Roland Sand is an agent with the Association.
At least he is when we first meet him and though his situation will change over the short time we know him, his first employer is vital to know in order to understand Sand.
The Association is an unofficial group within the American intelligence community run by a one-eyed man named Bartus Kolinski but called the Bohemian. This man was himself an excellent killer of men, an invisible man that witnesses "looked past and through him but never at him" who was paid by a government slush fund that existed for people like him and his group but which no one would ever admit to knowing. The NSA, the CIA, who knew how many of the alphabets made use of the Association when anonymity was as important as success.
It was the Bohemian who had trained him, molded him, "broke down Sand and built him back again in the image of the Association". This had started 16 years before and in those many years he had performed his duties with precision and skill.
He is called the Quiet Assassin because he is both and excellent at it. He is a patient and silent man who prefers to do his job with little fanfare. And he is a killer.

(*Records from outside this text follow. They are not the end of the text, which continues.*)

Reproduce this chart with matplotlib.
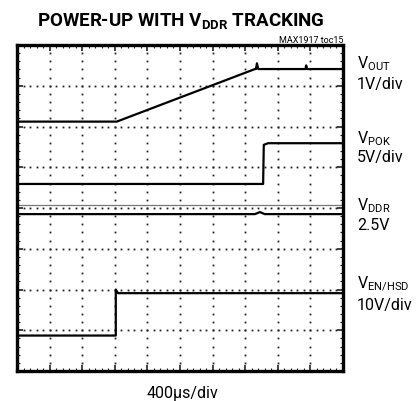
import numpy as np
import matplotlib
matplotlib.use('Agg')
import matplotlib.pyplot as plt

plt.rcParams['font.family'] = ['Roboto', 'DejaVu Sans']
plt.rcParams['mathtext.fontset'] = 'custom'
plt.rcParams['mathtext.rm'] = 'Roboto'
plt.rcParams['mathtext.bf'] = 'Roboto:bold'

# traces, in scope divisions (x: 0-10, y: 0-8 from bottom)
vout_t = [0, 3.06, 7.30, 7.33, 7.36, 7.40, 8.85, 8.87, 8.90, 10]
vout_v = [6.12, 6.12, 7.41, 7.41, 7.55, 7.41, 7.41, 7.50, 7.41, 7.41]
vpok_t = [0, 7.55, 7.57, 7.70, 10]
vpok_v = [4.59, 4.59, 5.55, 5.59, 5.59]
vddr_t = [0, 7.30, 7.45, 7.60, 10]
vddr_v = [3.85, 3.85, 3.90, 3.85, 3.85]
ven_t = [0, 3.03, 3.03, 3.10, 10]
ven_v = [0.87, 0.87, 2.00, 1.91, 1.91]

labels = [(r'V$_{\mathrm{OUT}}$', '1V/div', 68, 89),
          (r'V$_{\mathrm{POK}}$', '5V/div', 143, 162),
          (r'V$_{\mathrm{DDR}}$', '2.5V', 210, 230),
          (r'V$_{\mathrm{EN/HSD}}$', '10V/div', 288, 310)]

W, H = 420, 402
fig = plt.figure(figsize=(W / 100, H / 100), dpi=100)
ax = fig.add_axes([17 / W, 1 - 372 / H, 326 / W, 326 / H])
ax.set_xlim(0, 10)
ax.set_ylim(0, 8)

# graticule: dotted lines every division, dots at 1/5 div
for k in range(1, 8):
    xs = np.arange(0, 10.001, 0.2)
    ax.plot(xs, np.full_like(xs, k), ls='none', marker='s', ms=1.3, mew=0, color='#222222')
for k in range(1, 10):
    ys = np.arange(0, 8.001, 0.2)
    ax.plot(np.full_like(ys, k), ys, ls='none', marker='s', ms=1.3, mew=0, color='#222222')
ax.axhline(4.08, color='#777777', lw=0.9)

ax.set_xticks(range(0, 11))
ax.set_yticks(range(0, 9))
ax.set_xticks(np.arange(0, 10.001, 0.2), minor=True)
ax.set_yticks(np.arange(0, 8.001, 0.2), minor=True)
ax.tick_params(which='both', direction='in', top=True, right=True,
               labelbottom=False, labelleft=False, color='#222222')
ax.tick_params(which='major', length=4, width=1.2)
ax.tick_params(which='minor', length=2.5, width=0.8)
for s in ax.spines.values():
    s.set_linewidth(2.4)
    s.set_color('black')
    s.set_zorder(5)

for t, v in [(vout_t, vout_v), (vpok_t, vpok_v), (vddr_t, vddr_v), (ven_t, ven_v)]:
    ax.plot(t, v, color='black', lw=1.6)

fig.text(181 / W, 1 - 27 / H, r'POWER-UP WITH V$_{\mathbf{DDR}}$ TRACKING',
         ha='center', va='baseline', fontsize=13.5, fontweight='bold')
fig.text(343 / W, 1 - 43 / H, 'MAX1917 toc15', ha='right', va='baseline', fontsize=6.5)

for name, scale, y1, y2 in labels:
    fig.text(357 / W, 1 - y1 / H, name, ha='left', va='baseline', fontsize=11.5)
    fig.text(357 / W, 1 - y2 / H, scale, ha='left', va='baseline', fontsize=11.5)

fig.text(182 / W, 1 - 398 / H, '400\u00b5s/div', ha='center', va='baseline', fontsize=11.5)

fig.savefig('out.png', dpi=100)
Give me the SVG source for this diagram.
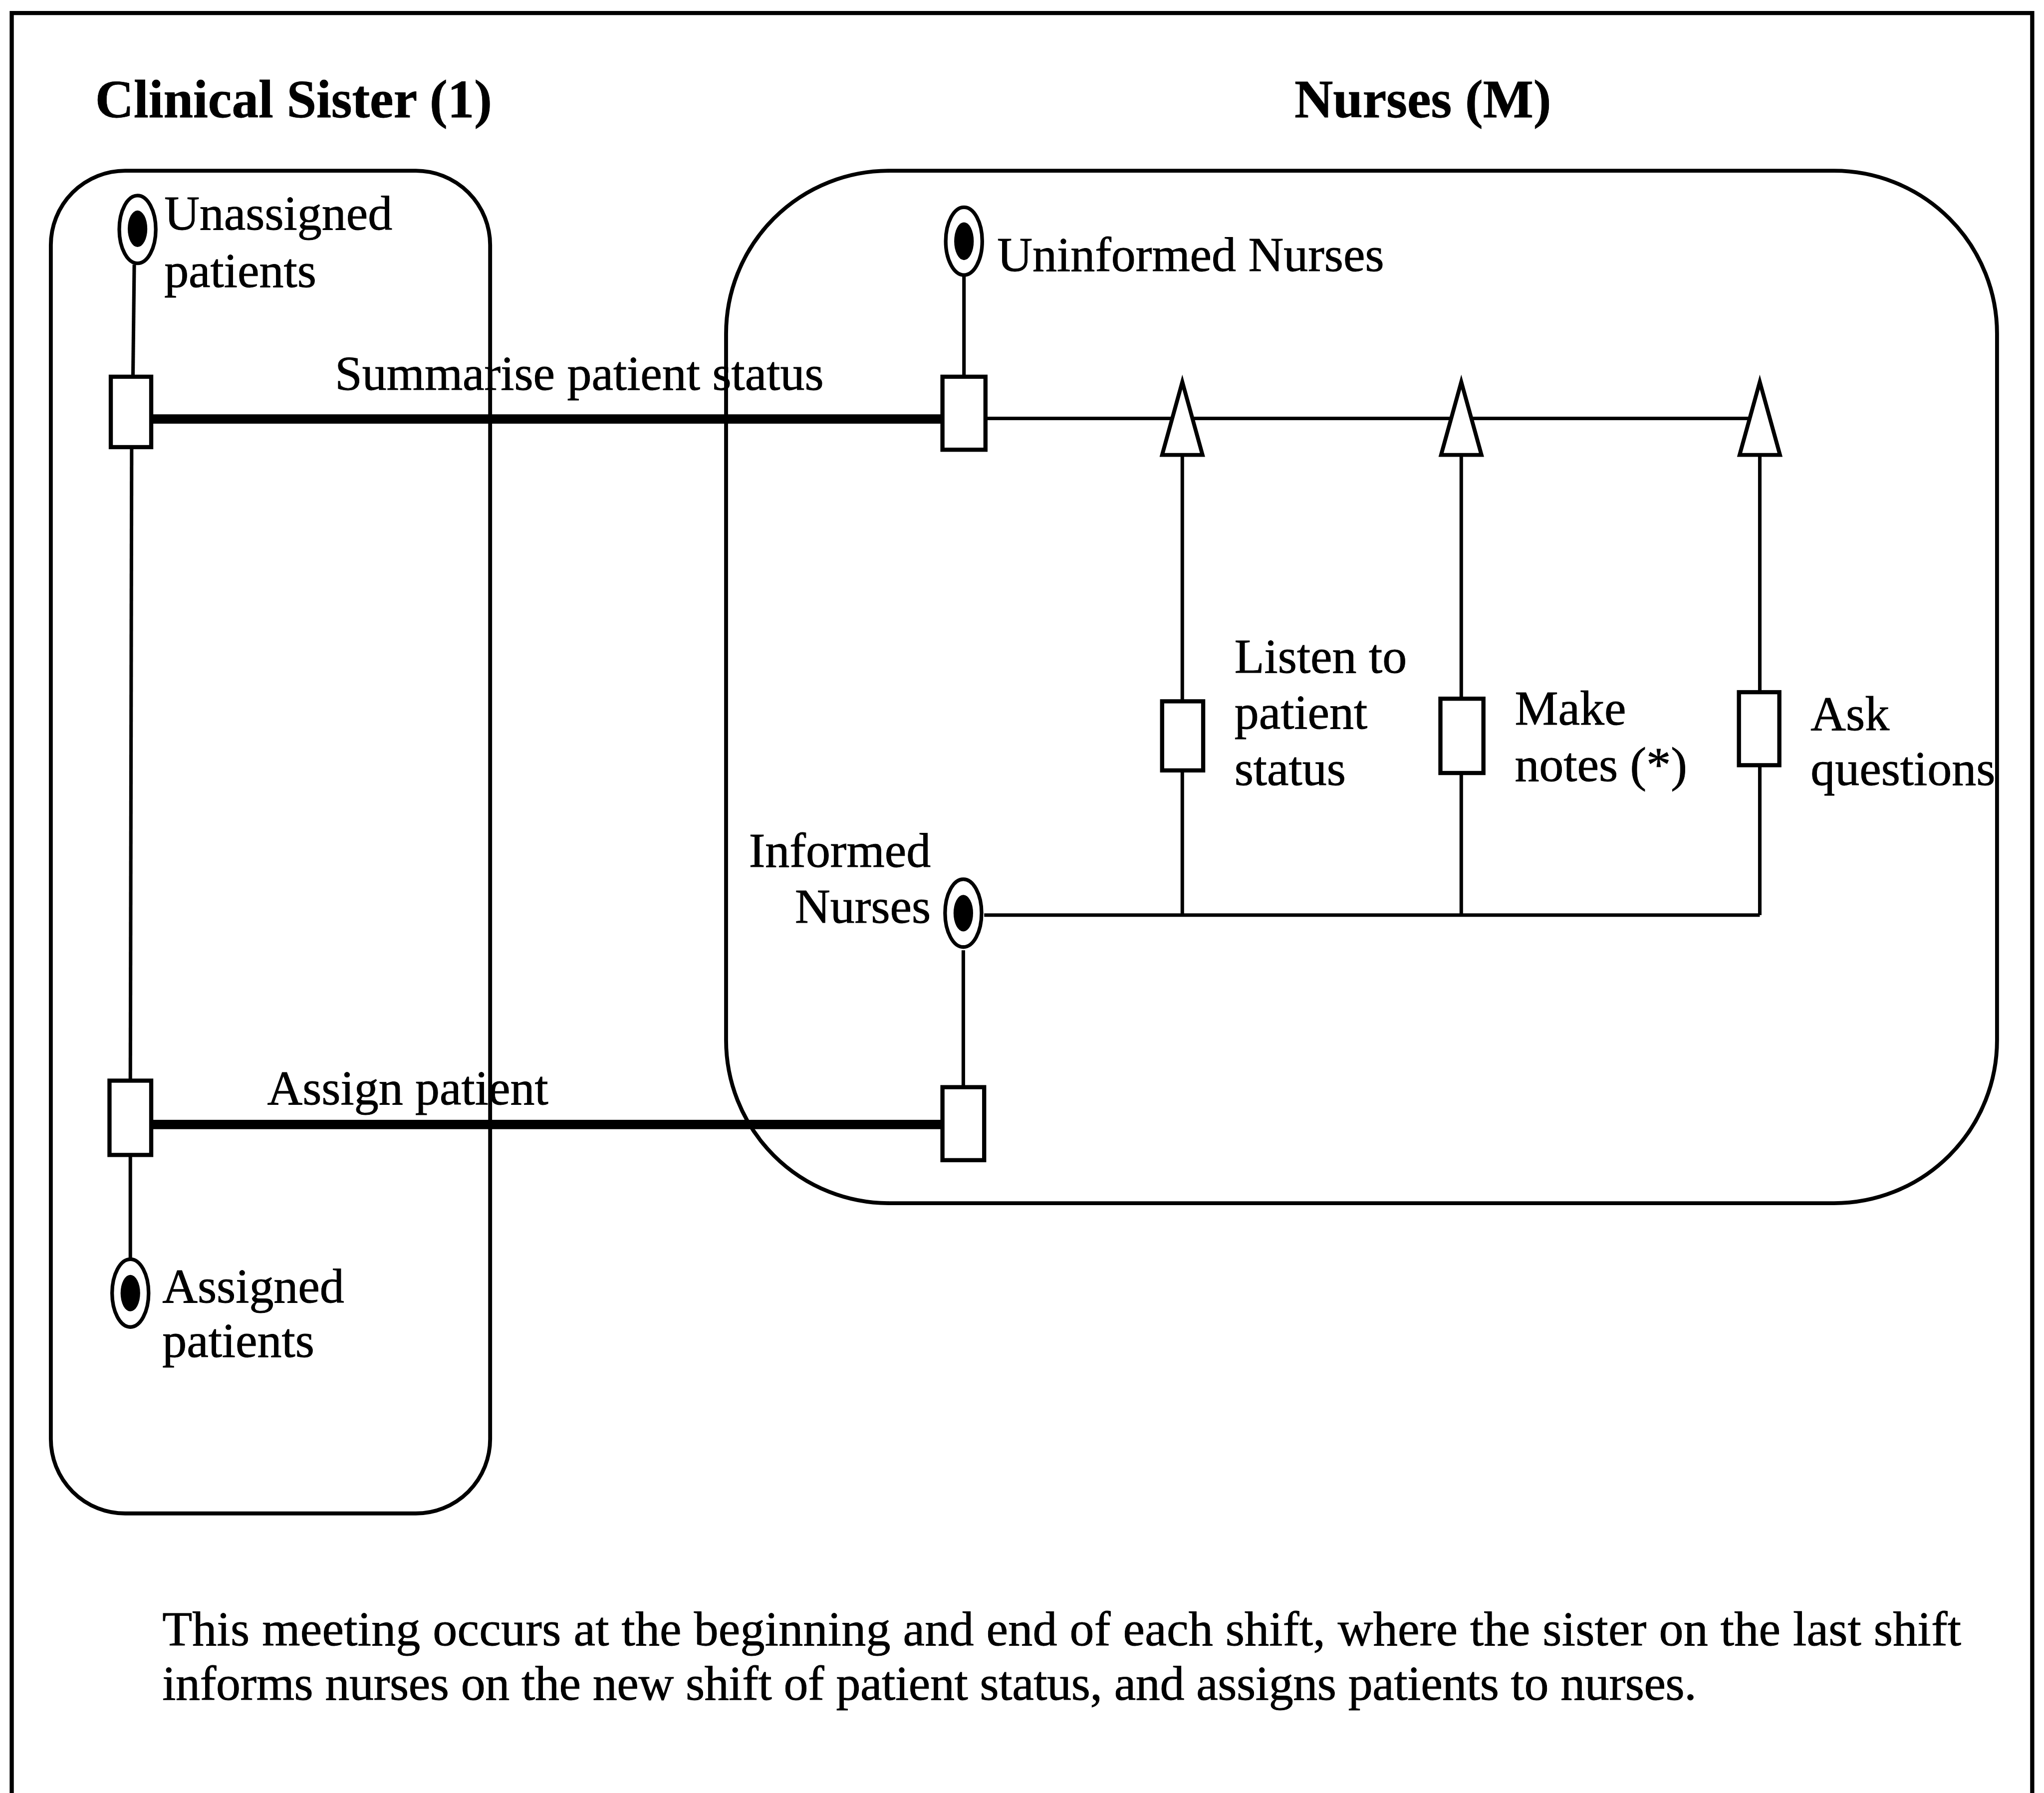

Sand has a distinctive appearance, thanks to a roadside bomb years earlier on the outskirts of Mosul in Iraq. Because of it he has a scar that "ran crookedly down the left side of his face" which "strangers always stared at", "long and ragged. A slash of white against his tanned skin". The top of his left ear was missing. Some of his skin had melted. Flames had removed most of his hair and the rest he shaved away. A dark mustache and goatee were used by him to hide "as many of the scars as possible". Thanks to that IED, he has few friends anymore and too many bad strong memories of the night he led those under his command into destruction. "The wounds had healed. The guilt suffocated him still."
"It was far easier to hide away in bad weather."
"A man's next thought was never as quick as someone else's last bullet."
Regarding the Bohemian, "it was said ... God had given him a brilliant mind but had forgotten to include either a soul or a conscience."